Таким образом, перед нами то противоречие, которое было изначально присуще системам изображений авангарда и которое, по-видимому, не может найти разрешения. С одной стороны, имеется такая нечистота, загрязненность, которая свойственна быту и не дает ни минуты покоя человеку в его метафизическом стремлении возвыситься до абсолютной чистоты посредством искусства, с другой — маленькая нечистота, «небольшая погрешность», без которой чистота остается непостижимой, как «белый квадрат на белом фоне», когда оба цвета были бы совершенно неразличимы[621].
Это противоречие не было ощутимо в первые годы авангарда, когда заумь или супрематизм могли, казалось, торжествовать победу. Позднее, в тридцатые годы, как это становится ясным из творчества Хармса второй половины его литературной жизни, «небольшая погрешность» становится большой, нечистота (в широком смысле этого слова, включающем все проявления скотства «человеческого стада») охватывает все сферы жизни, включая и область художественного творчества.
Революция и ассенизация
До сих пор мы рассуждали исключительно в терминах эстетических категорий, но в той же степени интересно (принимая во внимание годы, в которые жили рассматриваемые авторы) перевести разговор в идеологический контекст, а стало быть, вернуться к моральному аспекту, часто вкладываемому в понятие чистоты или, говоря более заземленно, чистоплотности.
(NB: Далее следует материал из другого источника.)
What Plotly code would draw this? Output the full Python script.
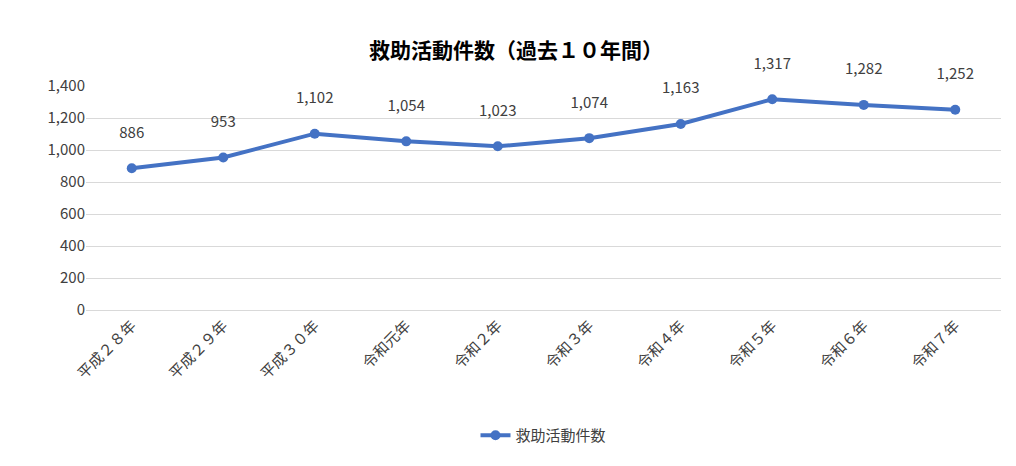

Если выразить то, о чем мы говорили до сих пор, совершенно схематично, то это будет выглядеть так. Хотя авангарду и не удалось достичь поставленных им перед собой целей — разработать интегрирующие системы восприятия и репрезентации мира (как и раньше, вопрос этот остается спорным), то по крайней мере он сумел выявить обязательное наличие двух противоположных выражений единой парадигмы. Так, всякая положительная величина (+1) воспринимается лишь при условии существования равносильной ей отрицательной величины (—1), причем оба выражения сходятся в одной центральной точке — нуле, совершенном средоточии Вселенной. В соответствии с той же схемой «бесконечное» (= чистота) воспринимается только при условии, что равносильное ему «конечное» (= нечистота, «небольшая погрешность») действует одновременно с ним и что оба объединены единой формой, превосходящей и то и другое и являющейся (по выражению Хармса) «чистотой порядка». Если перенести этот ход рассуждений на сферу морали, то придем к следующему, правда довольно банальному, выводу: не будь Зла, Добро не воспринималось бы. При всей банальности этот вывод ставит под сомнение всякую попытку борьбы со Злом, ставящую целью его окончательное уничтожение, что свойственно каждой «религии» (в широком смысле этого слова, как мы далее увидим) и любой системе морали.